■ Exercise directions
Output all the entries word for word. Omit the pictures.

■ Dataset extract
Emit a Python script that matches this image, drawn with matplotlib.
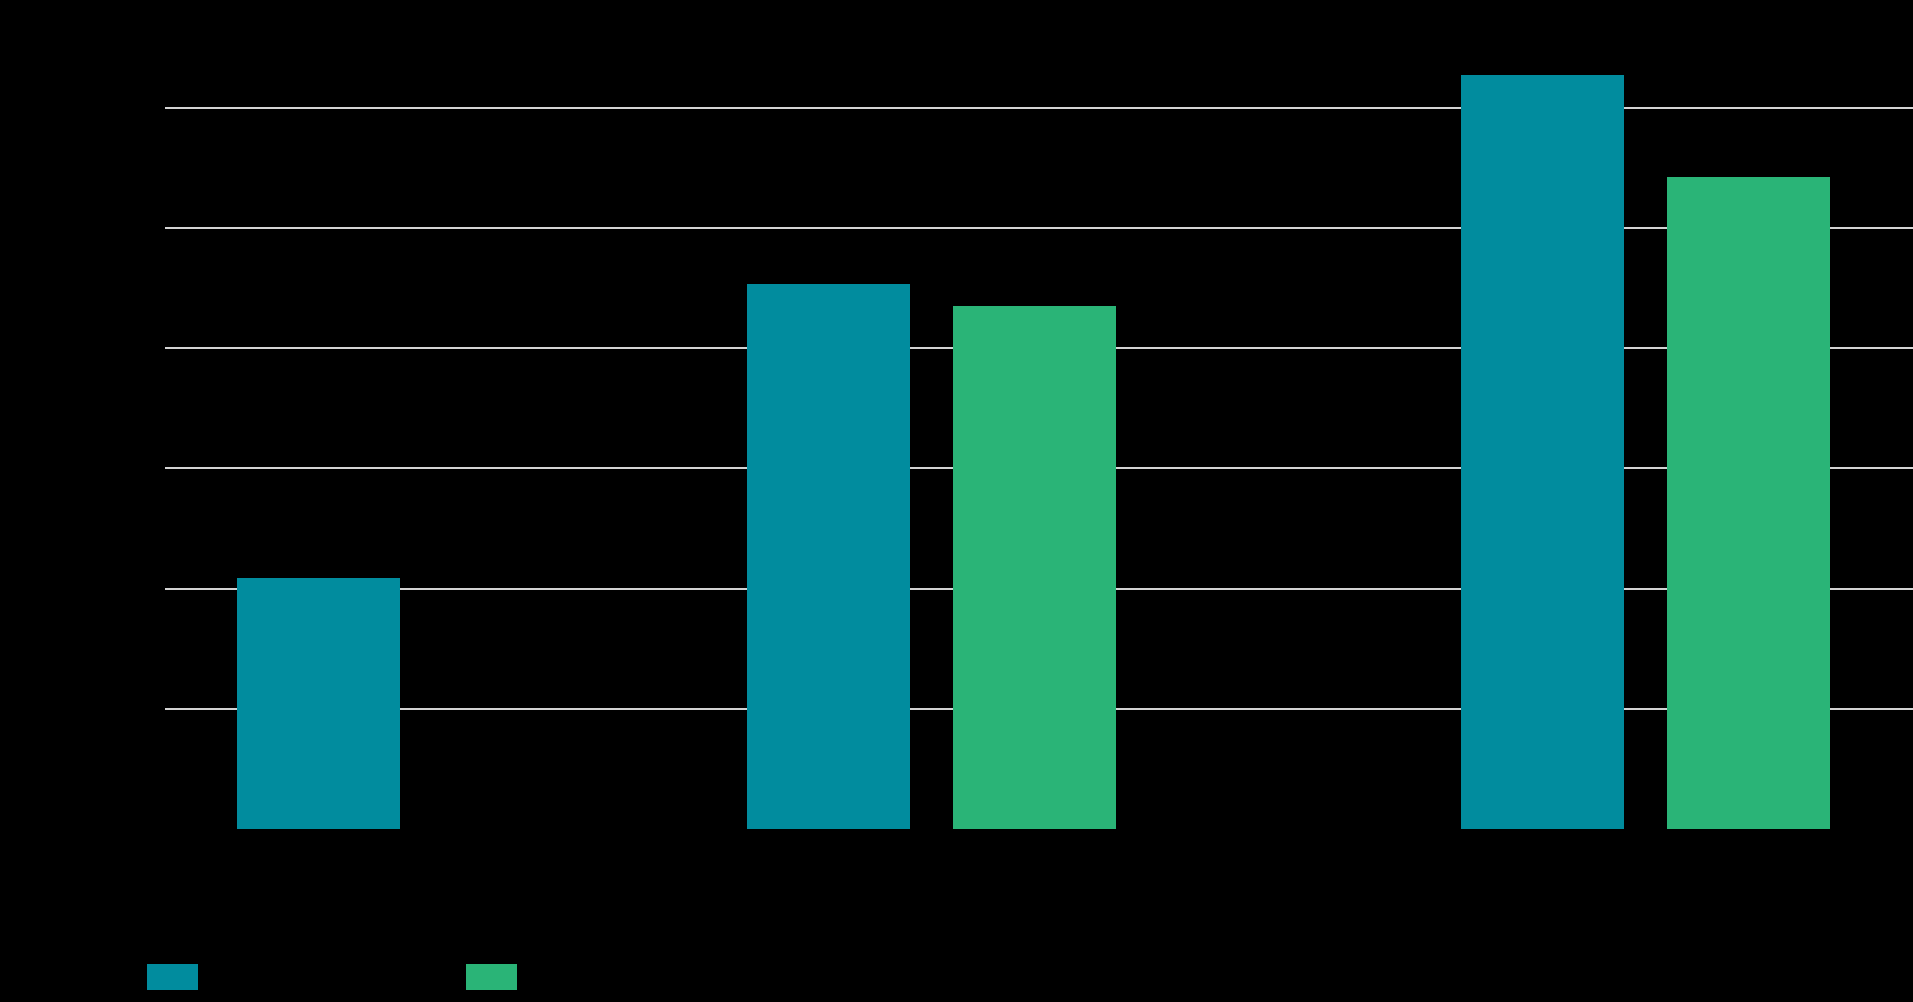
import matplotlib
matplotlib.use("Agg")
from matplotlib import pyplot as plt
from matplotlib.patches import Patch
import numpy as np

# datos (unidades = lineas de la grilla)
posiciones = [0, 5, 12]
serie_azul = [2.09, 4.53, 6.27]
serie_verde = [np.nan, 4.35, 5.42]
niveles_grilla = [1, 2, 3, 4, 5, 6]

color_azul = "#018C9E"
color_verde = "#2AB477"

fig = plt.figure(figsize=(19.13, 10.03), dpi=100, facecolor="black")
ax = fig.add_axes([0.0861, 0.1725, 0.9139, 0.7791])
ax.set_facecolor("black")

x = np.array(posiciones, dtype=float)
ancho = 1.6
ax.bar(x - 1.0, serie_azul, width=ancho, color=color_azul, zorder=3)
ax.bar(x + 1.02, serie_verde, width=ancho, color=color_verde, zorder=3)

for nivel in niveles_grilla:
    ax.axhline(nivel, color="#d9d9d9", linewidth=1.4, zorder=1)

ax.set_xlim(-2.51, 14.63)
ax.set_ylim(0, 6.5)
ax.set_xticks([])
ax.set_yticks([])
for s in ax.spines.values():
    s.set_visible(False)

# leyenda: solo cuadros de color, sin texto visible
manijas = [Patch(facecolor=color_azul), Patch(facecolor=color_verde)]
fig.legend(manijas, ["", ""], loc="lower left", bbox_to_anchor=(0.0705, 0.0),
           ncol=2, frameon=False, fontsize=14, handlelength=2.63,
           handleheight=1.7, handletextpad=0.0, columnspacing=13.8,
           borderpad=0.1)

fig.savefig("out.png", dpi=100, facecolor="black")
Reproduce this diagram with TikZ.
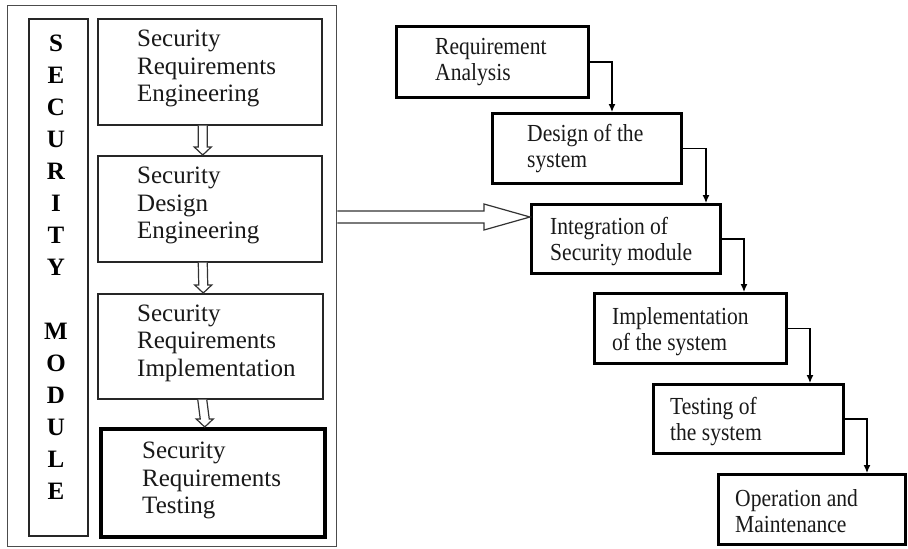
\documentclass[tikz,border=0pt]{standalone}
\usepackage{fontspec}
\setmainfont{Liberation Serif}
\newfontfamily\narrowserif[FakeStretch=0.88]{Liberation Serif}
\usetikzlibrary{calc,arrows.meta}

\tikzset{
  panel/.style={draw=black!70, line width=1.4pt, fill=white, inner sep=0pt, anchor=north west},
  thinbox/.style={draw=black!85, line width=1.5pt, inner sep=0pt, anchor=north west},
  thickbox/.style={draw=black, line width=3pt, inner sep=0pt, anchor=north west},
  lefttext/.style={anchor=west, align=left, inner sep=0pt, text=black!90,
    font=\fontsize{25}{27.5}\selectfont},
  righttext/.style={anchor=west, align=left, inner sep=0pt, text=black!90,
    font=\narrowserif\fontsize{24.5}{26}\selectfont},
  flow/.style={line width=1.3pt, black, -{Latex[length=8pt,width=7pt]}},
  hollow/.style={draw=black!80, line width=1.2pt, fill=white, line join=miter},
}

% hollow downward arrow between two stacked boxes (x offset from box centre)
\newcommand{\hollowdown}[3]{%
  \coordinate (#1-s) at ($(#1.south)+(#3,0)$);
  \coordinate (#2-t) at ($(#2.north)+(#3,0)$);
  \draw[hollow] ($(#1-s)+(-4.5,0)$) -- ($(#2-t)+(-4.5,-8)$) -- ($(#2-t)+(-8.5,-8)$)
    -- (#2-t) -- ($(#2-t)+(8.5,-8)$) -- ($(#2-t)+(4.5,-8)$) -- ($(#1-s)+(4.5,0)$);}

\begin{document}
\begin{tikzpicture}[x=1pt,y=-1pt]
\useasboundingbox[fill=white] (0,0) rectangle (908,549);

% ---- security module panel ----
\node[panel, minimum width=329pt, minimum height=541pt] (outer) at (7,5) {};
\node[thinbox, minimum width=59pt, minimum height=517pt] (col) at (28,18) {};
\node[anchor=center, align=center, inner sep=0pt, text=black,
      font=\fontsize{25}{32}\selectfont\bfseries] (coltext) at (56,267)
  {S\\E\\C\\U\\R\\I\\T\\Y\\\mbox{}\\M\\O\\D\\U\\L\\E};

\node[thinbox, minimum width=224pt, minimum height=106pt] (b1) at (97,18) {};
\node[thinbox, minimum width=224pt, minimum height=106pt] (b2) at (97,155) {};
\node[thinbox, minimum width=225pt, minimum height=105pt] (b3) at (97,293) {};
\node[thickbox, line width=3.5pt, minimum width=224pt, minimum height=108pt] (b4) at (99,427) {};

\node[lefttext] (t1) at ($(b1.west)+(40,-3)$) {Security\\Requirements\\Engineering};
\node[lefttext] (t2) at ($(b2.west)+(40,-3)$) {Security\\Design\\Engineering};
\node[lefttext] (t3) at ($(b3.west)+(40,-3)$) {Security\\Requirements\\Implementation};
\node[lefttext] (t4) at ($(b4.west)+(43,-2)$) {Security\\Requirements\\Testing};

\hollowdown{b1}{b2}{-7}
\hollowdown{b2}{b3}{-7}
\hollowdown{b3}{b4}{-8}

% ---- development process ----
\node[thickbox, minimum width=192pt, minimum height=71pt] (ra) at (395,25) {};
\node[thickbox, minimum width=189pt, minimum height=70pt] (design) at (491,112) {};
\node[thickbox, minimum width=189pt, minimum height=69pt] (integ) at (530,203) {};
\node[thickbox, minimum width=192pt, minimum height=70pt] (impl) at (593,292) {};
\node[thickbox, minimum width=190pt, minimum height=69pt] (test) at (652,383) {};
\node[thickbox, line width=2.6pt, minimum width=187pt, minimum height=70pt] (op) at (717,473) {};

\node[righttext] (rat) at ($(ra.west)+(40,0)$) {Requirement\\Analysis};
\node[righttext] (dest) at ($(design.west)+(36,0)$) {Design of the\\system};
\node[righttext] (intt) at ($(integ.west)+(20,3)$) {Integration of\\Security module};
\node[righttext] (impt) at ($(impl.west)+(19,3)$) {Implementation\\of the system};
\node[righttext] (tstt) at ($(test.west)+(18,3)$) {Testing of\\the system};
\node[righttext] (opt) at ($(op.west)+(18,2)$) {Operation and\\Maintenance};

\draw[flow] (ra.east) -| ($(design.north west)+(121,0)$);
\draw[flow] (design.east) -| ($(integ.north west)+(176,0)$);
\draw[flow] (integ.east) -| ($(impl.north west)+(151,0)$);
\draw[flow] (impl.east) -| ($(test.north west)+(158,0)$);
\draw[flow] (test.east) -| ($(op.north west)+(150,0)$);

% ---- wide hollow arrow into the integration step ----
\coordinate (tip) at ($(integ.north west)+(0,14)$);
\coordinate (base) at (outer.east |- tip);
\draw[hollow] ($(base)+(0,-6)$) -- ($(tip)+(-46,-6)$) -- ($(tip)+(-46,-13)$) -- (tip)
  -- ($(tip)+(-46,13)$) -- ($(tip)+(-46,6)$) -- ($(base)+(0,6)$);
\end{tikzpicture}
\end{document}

■ Output for this task
Emit a Python script that matches this image, drawn with matplotlib.
import matplotlib
matplotlib.use("Agg")
from matplotlib import pyplot as plt
from matplotlib.patches import Patch
import numpy as np

# datos (unidades = lineas de la grilla)
posiciones = [0, 5, 12]
serie_azul = [2.09, 4.53, 6.27]
serie_verde = [np.nan, 4.35, 5.42]
niveles_grilla = [1, 2, 3, 4, 5, 6]

color_azul = "#018C9E"
color_verde = "#2AB477"

fig = plt.figure(figsize=(19.13, 10.03), dpi=100, facecolor="black")
ax = fig.add_axes([0.0861, 0.1725, 0.9139, 0.7791])
ax.set_facecolor("black")

x = np.array(posiciones, dtype=float)
ancho = 1.6
ax.bar(x - 1.0, serie_azul, width=ancho, color=color_azul, zorder=3)
ax.bar(x + 1.02, serie_verde, width=ancho, color=color_verde, zorder=3)

for nivel in niveles_grilla:
    ax.axhline(nivel, color="#d9d9d9", linewidth=1.4, zorder=1)

ax.set_xlim(-2.51, 14.63)
ax.set_ylim(0, 6.5)
ax.set_xticks([])
ax.set_yticks([])
for s in ax.spines.values():
    s.set_visible(False)

# leyenda: solo cuadros de color, sin texto visible
manijas = [Patch(facecolor=color_azul), Patch(facecolor=color_verde)]
fig.legend(manijas, ["", ""], loc="lower left", bbox_to_anchor=(0.0705, 0.0),
           ncol=2, frameon=False, fontsize=14, handlelength=2.63,
           handleheight=1.7, handletextpad=0.0, columnspacing=13.8,
           borderpad=0.1)

fig.savefig("out.png", dpi=100, facecolor="black")
Reproduce this diagram with TikZ.
\documentclass[tikz,border=0pt]{standalone}
\usepackage{fontspec}
\setmainfont{Liberation Serif}
\newfontfamily\narrowserif[FakeStretch=0.88]{Liberation Serif}
\usetikzlibrary{calc,arrows.meta}

\tikzset{
  panel/.style={draw=black!70, line width=1.4pt, fill=white, inner sep=0pt, anchor=north west},
  thinbox/.style={draw=black!85, line width=1.5pt, inner sep=0pt, anchor=north west},
  thickbox/.style={draw=black, line width=3pt, inner sep=0pt, anchor=north west},
  lefttext/.style={anchor=west, align=left, inner sep=0pt, text=black!90,
    font=\fontsize{25}{27.5}\selectfont},
  righttext/.style={anchor=west, align=left, inner sep=0pt, text=black!90,
    font=\narrowserif\fontsize{24.5}{26}\selectfont},
  flow/.style={line width=1.3pt, black, -{Latex[length=8pt,width=7pt]}},
  hollow/.style={draw=black!80, line width=1.2pt, fill=white, line join=miter},
}

% hollow downward arrow between two stacked boxes (x offset from box centre)
\newcommand{\hollowdown}[3]{%
  \coordinate (#1-s) at ($(#1.south)+(#3,0)$);
  \coordinate (#2-t) at ($(#2.north)+(#3,0)$);
  \draw[hollow] ($(#1-s)+(-4.5,0)$) -- ($(#2-t)+(-4.5,-8)$) -- ($(#2-t)+(-8.5,-8)$)
    -- (#2-t) -- ($(#2-t)+(8.5,-8)$) -- ($(#2-t)+(4.5,-8)$) -- ($(#1-s)+(4.5,0)$);}

\begin{document}
\begin{tikzpicture}[x=1pt,y=-1pt]
\useasboundingbox[fill=white] (0,0) rectangle (908,549);

% ---- security module panel ----
\node[panel, minimum width=329pt, minimum height=541pt] (outer) at (7,5) {};
\node[thinbox, minimum width=59pt, minimum height=517pt] (col) at (28,18) {};
\node[anchor=center, align=center, inner sep=0pt, text=black,
      font=\fontsize{25}{32}\selectfont\bfseries] (coltext) at (56,267)
  {S\\E\\C\\U\\R\\I\\T\\Y\\\mbox{}\\M\\O\\D\\U\\L\\E};

\node[thinbox, minimum width=224pt, minimum height=106pt] (b1) at (97,18) {};
\node[thinbox, minimum width=224pt, minimum height=106pt] (b2) at (97,155) {};
\node[thinbox, minimum width=225pt, minimum height=105pt] (b3) at (97,293) {};
\node[thickbox, line width=3.5pt, minimum width=224pt, minimum height=108pt] (b4) at (99,427) {};

\node[lefttext] (t1) at ($(b1.west)+(40,-3)$) {Security\\Requirements\\Engineering};
\node[lefttext] (t2) at ($(b2.west)+(40,-3)$) {Security\\Design\\Engineering};
\node[lefttext] (t3) at ($(b3.west)+(40,-3)$) {Security\\Requirements\\Implementation};
\node[lefttext] (t4) at ($(b4.west)+(43,-2)$) {Security\\Requirements\\Testing};

\hollowdown{b1}{b2}{-7}
\hollowdown{b2}{b3}{-7}
\hollowdown{b3}{b4}{-8}

% ---- development process ----
\node[thickbox, minimum width=192pt, minimum height=71pt] (ra) at (395,25) {};
\node[thickbox, minimum width=189pt, minimum height=70pt] (design) at (491,112) {};
\node[thickbox, minimum width=189pt, minimum height=69pt] (integ) at (530,203) {};
\node[thickbox, minimum width=192pt, minimum height=70pt] (impl) at (593,292) {};
\node[thickbox, minimum width=190pt, minimum height=69pt] (test) at (652,383) {};
\node[thickbox, line width=2.6pt, minimum width=187pt, minimum height=70pt] (op) at (717,473) {};

\node[righttext] (rat) at ($(ra.west)+(40,0)$) {Requirement\\Analysis};
\node[righttext] (dest) at ($(design.west)+(36,0)$) {Design of the\\system};
\node[righttext] (intt) at ($(integ.west)+(20,3)$) {Integration of\\Security module};
\node[righttext] (impt) at ($(impl.west)+(19,3)$) {Implementation\\of the system};
\node[righttext] (tstt) at ($(test.west)+(18,3)$) {Testing of\\the system};
\node[righttext] (opt) at ($(op.west)+(18,2)$) {Operation and\\Maintenance};

\draw[flow] (ra.east) -| ($(design.north west)+(121,0)$);
\draw[flow] (design.east) -| ($(integ.north west)+(176,0)$);
\draw[flow] (integ.east) -| ($(impl.north west)+(151,0)$);
\draw[flow] (impl.east) -| ($(test.north west)+(158,0)$);
\draw[flow] (test.east) -| ($(op.north west)+(150,0)$);

% ---- wide hollow arrow into the integration step ----
\coordinate (tip) at ($(integ.north west)+(0,14)$);
\coordinate (base) at (outer.east |- tip);
\draw[hollow] ($(base)+(0,-6)$) -- ($(tip)+(-46,-6)$) -- ($(tip)+(-46,-13)$) -- (tip)
  -- ($(tip)+(-46,13)$) -- ($(tip)+(-46,6)$) -- ($(base)+(0,6)$);
\end{tikzpicture}
\end{document}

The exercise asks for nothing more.